* WHAT TO PRODUCE
Leave out all pictures and return, exactly as written, the lines from the line containing "Write the React, TypeScript" to the line containing "const BLACK = '#151515';", both ends kept.

* INPUT
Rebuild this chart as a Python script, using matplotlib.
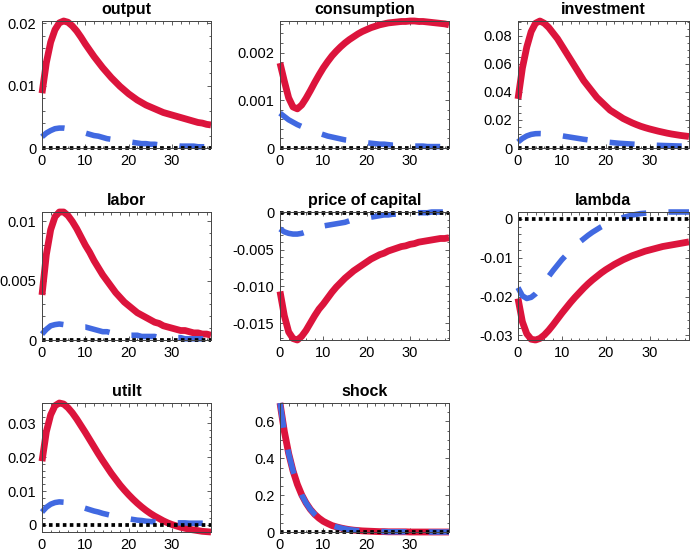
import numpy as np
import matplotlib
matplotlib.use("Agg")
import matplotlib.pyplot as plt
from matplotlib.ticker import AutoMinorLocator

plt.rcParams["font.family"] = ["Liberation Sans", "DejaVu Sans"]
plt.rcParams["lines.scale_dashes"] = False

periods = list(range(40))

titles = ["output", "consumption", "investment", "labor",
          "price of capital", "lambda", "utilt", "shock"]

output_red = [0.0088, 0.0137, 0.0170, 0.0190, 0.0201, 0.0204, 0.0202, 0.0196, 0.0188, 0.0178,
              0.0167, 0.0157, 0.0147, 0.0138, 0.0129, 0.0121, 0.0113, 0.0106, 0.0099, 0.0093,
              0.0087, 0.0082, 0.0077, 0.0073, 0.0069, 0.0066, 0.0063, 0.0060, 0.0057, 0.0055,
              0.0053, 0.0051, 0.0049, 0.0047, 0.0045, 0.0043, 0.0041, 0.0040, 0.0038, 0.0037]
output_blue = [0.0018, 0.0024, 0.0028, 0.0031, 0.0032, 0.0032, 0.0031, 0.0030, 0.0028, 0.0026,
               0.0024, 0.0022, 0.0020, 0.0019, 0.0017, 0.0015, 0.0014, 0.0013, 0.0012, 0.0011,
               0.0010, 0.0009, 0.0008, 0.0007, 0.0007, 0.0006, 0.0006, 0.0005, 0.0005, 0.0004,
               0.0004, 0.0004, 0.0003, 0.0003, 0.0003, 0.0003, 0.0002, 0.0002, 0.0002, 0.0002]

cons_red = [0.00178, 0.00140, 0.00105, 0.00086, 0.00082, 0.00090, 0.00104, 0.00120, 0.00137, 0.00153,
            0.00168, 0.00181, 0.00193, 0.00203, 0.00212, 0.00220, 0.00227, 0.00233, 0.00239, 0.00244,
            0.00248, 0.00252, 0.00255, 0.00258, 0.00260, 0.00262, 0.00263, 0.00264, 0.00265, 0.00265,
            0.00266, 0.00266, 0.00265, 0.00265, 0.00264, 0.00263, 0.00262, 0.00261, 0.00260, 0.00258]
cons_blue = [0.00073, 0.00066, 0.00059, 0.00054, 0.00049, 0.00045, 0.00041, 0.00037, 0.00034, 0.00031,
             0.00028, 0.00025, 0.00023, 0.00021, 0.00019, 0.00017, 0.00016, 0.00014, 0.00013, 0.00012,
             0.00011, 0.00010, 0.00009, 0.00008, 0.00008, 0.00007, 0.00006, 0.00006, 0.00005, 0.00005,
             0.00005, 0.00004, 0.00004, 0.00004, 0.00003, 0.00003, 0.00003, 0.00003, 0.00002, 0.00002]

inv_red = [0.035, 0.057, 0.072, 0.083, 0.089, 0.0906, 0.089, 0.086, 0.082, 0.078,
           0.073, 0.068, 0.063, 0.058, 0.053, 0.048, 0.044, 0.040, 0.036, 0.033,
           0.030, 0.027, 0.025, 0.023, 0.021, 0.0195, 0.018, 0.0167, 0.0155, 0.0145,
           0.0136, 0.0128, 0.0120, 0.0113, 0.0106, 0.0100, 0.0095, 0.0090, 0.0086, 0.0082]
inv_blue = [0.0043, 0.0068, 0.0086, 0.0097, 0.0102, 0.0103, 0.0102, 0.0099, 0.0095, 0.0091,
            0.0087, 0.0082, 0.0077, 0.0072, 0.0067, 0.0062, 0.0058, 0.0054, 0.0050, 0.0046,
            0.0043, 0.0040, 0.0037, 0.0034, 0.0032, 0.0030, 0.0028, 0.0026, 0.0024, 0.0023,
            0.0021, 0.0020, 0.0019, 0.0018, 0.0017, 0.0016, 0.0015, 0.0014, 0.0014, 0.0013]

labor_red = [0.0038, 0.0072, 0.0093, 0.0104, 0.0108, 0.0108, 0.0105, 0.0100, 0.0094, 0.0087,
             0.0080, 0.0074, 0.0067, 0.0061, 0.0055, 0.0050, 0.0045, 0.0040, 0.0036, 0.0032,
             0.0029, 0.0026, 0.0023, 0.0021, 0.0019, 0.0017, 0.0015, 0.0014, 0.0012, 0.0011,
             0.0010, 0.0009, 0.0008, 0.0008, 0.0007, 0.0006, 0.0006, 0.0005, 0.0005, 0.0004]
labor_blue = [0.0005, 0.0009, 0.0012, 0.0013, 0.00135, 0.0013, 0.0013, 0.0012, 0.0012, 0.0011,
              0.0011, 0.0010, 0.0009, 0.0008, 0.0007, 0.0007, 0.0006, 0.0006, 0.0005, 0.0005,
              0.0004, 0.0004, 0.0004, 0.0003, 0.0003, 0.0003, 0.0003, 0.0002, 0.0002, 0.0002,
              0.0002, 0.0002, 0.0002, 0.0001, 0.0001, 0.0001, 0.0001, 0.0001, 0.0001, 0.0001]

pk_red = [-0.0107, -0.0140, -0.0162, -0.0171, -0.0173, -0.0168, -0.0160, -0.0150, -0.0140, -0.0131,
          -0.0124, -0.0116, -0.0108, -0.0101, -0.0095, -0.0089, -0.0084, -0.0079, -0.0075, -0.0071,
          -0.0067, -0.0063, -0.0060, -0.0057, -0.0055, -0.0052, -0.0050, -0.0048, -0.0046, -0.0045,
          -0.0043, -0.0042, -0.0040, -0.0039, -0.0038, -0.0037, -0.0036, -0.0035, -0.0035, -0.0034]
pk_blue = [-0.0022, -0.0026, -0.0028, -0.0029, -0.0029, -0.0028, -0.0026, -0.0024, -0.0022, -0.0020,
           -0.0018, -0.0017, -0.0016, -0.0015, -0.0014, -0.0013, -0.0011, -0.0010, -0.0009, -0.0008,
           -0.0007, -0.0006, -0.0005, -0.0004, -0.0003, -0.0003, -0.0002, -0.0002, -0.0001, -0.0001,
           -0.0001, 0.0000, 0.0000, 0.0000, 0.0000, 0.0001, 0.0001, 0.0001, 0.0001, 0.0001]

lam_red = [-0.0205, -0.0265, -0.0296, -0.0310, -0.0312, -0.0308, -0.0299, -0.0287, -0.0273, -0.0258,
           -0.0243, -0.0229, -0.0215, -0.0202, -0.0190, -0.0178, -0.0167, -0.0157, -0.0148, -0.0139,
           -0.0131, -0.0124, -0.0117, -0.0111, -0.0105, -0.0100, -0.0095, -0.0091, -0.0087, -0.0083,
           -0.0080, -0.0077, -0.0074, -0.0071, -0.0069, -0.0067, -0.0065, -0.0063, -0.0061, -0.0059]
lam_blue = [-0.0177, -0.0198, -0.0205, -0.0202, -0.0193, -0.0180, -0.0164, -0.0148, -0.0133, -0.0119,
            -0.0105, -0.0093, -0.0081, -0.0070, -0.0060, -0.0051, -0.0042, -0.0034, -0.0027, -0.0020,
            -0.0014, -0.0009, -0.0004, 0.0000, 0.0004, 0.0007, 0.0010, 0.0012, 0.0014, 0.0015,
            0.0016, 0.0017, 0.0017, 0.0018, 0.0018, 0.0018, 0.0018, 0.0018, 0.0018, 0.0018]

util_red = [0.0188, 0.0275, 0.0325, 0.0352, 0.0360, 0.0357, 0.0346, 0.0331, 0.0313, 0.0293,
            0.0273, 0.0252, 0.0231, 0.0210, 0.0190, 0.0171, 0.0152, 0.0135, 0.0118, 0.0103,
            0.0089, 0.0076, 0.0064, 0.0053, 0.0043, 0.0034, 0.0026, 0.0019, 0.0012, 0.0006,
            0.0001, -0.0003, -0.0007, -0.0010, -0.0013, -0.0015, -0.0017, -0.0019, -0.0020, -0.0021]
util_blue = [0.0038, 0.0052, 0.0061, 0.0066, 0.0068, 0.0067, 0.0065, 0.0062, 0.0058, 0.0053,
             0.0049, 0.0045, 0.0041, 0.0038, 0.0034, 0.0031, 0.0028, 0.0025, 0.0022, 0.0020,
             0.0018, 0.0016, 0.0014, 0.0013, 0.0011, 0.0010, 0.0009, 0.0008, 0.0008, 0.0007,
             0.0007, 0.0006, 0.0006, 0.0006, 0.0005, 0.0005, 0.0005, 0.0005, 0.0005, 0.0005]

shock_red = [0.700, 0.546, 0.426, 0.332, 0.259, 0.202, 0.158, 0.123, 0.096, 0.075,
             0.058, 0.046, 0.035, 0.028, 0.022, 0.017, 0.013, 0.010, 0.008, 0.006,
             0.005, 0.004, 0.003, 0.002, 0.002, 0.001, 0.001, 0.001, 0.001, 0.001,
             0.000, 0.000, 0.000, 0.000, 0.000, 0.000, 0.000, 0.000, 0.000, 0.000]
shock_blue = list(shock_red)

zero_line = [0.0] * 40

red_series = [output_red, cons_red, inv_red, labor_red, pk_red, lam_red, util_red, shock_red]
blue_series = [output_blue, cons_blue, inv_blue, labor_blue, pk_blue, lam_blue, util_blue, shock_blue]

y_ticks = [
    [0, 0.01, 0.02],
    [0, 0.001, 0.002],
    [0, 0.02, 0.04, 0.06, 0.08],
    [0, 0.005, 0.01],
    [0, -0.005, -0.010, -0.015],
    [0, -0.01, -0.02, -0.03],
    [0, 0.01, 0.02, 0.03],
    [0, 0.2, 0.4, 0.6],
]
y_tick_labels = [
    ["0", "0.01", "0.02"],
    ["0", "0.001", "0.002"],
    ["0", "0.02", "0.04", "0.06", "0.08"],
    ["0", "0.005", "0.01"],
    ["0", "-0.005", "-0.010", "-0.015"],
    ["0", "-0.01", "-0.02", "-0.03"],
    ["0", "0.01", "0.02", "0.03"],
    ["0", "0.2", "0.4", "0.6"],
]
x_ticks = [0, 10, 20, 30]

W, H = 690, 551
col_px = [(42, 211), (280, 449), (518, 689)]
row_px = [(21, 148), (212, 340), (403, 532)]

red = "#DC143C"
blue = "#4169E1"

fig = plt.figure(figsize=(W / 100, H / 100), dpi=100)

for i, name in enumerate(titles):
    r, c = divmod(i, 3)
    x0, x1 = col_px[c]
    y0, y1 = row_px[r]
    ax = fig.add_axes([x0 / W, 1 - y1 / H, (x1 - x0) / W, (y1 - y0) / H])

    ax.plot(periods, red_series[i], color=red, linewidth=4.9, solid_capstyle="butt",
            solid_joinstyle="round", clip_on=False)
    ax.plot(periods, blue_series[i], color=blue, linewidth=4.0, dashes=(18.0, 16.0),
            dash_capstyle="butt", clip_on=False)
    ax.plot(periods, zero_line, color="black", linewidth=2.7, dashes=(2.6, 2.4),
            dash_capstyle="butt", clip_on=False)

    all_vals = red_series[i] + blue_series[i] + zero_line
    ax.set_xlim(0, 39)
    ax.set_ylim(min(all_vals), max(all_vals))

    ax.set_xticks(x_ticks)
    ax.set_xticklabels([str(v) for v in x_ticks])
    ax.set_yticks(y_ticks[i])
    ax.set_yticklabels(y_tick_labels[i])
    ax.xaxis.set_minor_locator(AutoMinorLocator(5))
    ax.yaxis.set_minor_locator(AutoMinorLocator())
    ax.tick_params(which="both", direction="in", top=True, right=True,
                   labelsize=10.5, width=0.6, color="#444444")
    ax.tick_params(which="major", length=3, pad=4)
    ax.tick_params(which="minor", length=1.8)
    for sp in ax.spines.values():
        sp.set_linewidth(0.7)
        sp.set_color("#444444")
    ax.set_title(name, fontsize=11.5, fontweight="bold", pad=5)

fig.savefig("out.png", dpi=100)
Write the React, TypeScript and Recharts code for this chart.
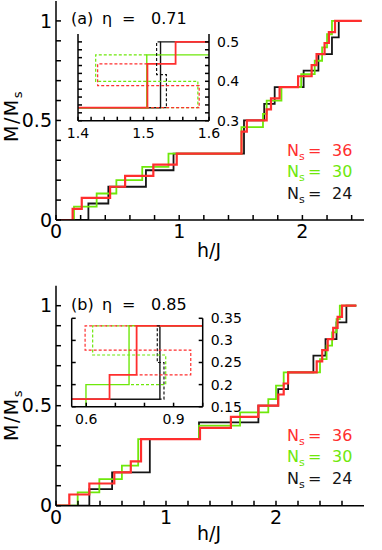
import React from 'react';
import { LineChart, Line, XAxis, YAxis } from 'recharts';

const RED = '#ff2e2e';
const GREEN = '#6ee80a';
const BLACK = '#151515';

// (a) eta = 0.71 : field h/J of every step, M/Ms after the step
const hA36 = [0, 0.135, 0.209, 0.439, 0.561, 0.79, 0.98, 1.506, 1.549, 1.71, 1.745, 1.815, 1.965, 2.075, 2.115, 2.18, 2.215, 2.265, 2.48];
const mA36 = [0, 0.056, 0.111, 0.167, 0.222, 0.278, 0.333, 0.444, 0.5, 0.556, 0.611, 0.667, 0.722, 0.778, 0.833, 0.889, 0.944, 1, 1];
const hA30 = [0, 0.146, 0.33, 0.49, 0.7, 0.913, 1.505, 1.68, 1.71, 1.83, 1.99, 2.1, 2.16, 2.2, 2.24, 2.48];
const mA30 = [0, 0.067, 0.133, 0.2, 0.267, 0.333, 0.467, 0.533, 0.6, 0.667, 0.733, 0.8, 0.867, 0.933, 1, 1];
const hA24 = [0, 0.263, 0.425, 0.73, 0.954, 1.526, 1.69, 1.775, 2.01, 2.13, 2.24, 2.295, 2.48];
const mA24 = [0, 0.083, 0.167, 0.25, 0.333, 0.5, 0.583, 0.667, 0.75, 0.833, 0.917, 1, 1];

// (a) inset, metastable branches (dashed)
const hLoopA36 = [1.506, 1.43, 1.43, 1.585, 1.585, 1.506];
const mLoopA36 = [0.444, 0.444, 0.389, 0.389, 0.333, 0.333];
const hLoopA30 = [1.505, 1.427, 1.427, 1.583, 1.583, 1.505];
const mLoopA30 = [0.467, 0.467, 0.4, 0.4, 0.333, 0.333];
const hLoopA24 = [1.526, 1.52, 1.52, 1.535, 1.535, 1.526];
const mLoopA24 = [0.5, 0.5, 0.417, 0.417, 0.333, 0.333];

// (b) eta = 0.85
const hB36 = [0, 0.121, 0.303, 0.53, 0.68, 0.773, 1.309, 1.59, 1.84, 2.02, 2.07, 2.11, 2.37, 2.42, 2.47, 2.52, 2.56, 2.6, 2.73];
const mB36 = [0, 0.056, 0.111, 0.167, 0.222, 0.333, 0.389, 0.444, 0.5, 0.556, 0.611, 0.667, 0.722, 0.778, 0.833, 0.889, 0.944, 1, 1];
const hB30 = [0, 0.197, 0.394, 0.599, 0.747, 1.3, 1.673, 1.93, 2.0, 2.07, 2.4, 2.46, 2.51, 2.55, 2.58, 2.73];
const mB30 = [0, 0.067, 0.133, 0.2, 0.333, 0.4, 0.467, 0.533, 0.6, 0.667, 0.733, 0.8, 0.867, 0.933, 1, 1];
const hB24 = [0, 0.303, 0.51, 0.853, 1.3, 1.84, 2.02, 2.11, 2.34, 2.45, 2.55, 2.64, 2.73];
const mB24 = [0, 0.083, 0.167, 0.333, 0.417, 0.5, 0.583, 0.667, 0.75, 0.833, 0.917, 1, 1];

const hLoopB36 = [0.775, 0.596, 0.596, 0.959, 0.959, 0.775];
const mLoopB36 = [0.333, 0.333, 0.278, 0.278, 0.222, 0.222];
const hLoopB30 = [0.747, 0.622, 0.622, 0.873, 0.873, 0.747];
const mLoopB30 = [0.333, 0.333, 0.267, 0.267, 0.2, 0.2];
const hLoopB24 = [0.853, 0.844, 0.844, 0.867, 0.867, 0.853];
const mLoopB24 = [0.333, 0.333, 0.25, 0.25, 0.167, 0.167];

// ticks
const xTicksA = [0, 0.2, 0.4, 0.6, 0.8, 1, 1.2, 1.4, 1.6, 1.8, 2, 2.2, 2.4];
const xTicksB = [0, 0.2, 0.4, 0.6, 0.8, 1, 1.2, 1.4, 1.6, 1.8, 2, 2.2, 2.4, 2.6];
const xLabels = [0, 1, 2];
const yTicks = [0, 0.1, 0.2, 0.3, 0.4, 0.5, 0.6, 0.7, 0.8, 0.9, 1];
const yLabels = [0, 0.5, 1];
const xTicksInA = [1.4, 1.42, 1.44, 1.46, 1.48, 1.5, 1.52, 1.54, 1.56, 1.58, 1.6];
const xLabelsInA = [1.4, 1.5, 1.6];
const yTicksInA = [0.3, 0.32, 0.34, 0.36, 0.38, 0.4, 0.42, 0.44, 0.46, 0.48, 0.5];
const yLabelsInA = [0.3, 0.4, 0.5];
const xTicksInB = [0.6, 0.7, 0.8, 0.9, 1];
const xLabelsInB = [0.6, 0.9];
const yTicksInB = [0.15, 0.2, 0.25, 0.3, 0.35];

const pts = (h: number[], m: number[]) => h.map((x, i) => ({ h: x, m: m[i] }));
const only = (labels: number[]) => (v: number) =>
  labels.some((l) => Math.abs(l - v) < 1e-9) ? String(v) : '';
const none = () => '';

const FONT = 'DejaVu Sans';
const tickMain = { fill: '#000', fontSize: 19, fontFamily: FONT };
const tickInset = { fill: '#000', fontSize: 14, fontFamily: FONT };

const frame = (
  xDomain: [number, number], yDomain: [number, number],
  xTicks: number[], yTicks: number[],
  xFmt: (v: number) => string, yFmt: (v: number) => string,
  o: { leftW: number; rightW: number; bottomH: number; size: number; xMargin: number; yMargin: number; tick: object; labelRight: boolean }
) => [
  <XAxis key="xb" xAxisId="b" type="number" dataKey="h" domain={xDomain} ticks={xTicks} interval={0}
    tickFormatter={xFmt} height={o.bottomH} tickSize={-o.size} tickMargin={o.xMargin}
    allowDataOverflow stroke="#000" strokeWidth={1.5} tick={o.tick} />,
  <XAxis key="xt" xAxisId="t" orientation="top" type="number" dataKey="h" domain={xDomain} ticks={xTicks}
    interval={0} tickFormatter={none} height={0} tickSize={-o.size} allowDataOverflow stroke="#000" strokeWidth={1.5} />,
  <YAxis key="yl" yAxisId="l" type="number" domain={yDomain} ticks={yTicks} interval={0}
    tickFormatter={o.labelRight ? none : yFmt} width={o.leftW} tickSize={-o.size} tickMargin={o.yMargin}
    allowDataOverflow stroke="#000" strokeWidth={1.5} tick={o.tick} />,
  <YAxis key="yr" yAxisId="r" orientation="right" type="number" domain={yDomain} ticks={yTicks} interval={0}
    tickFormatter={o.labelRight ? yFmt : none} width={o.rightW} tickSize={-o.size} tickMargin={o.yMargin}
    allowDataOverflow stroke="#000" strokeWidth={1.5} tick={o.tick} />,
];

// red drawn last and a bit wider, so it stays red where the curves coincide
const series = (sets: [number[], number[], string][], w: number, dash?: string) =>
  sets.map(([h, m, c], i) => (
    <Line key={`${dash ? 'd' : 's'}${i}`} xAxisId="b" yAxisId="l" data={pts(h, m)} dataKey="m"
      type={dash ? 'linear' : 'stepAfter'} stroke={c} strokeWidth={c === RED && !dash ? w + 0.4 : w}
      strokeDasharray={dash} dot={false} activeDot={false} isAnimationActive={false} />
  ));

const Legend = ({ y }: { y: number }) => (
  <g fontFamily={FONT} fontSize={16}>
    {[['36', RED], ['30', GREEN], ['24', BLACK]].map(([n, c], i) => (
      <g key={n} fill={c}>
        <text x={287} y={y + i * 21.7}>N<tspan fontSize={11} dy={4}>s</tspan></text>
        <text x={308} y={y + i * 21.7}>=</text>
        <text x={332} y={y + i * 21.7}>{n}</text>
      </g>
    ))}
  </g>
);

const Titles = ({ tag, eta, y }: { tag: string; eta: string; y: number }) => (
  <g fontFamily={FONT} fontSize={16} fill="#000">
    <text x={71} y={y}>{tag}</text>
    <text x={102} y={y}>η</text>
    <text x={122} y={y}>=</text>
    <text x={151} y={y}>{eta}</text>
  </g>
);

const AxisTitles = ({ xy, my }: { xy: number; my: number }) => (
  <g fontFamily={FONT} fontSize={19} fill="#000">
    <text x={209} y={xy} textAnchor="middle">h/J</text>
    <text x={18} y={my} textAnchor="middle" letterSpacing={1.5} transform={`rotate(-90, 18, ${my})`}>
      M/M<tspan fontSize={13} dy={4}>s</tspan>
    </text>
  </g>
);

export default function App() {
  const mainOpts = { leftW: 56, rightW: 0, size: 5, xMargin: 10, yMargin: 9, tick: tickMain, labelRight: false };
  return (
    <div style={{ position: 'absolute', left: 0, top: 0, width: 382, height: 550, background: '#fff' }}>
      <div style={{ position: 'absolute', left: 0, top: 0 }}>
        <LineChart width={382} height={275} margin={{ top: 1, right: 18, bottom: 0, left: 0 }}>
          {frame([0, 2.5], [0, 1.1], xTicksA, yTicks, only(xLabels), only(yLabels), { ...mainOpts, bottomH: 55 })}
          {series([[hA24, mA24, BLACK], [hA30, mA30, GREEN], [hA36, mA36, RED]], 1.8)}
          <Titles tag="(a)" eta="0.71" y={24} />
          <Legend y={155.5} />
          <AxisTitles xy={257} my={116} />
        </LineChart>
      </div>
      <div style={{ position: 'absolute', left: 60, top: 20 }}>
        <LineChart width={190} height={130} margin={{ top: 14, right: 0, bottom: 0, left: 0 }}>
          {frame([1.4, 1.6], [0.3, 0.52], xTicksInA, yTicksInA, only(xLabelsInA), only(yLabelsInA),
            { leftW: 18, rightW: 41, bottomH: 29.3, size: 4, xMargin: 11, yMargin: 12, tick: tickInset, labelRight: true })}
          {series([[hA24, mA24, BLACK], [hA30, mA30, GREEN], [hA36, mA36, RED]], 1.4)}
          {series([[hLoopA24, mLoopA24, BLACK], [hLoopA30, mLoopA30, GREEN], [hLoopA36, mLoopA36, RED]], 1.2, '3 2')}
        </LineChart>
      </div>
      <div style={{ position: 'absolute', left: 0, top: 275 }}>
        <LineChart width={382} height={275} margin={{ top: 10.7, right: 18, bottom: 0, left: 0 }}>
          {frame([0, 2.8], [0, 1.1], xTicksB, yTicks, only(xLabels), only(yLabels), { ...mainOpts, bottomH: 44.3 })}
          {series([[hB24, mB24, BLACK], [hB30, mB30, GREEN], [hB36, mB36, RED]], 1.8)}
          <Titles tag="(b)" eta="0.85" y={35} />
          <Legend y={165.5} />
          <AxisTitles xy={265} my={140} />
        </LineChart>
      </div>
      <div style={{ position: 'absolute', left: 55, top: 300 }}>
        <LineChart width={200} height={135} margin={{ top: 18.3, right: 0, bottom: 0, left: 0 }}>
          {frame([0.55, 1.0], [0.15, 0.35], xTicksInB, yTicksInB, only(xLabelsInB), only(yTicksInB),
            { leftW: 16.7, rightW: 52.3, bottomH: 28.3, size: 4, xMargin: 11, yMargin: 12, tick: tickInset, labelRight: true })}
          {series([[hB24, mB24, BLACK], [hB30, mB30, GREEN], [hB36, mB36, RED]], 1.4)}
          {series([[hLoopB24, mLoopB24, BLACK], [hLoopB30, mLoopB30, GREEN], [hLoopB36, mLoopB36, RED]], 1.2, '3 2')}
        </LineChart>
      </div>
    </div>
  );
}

* FINAL ANSWER
Write the React, TypeScript and Recharts code for this chart.
import React from 'react';
import { LineChart, Line, XAxis, YAxis } from 'recharts';

const RED = '#ff2e2e';
const GREEN = '#6ee80a';
const BLACK = '#151515';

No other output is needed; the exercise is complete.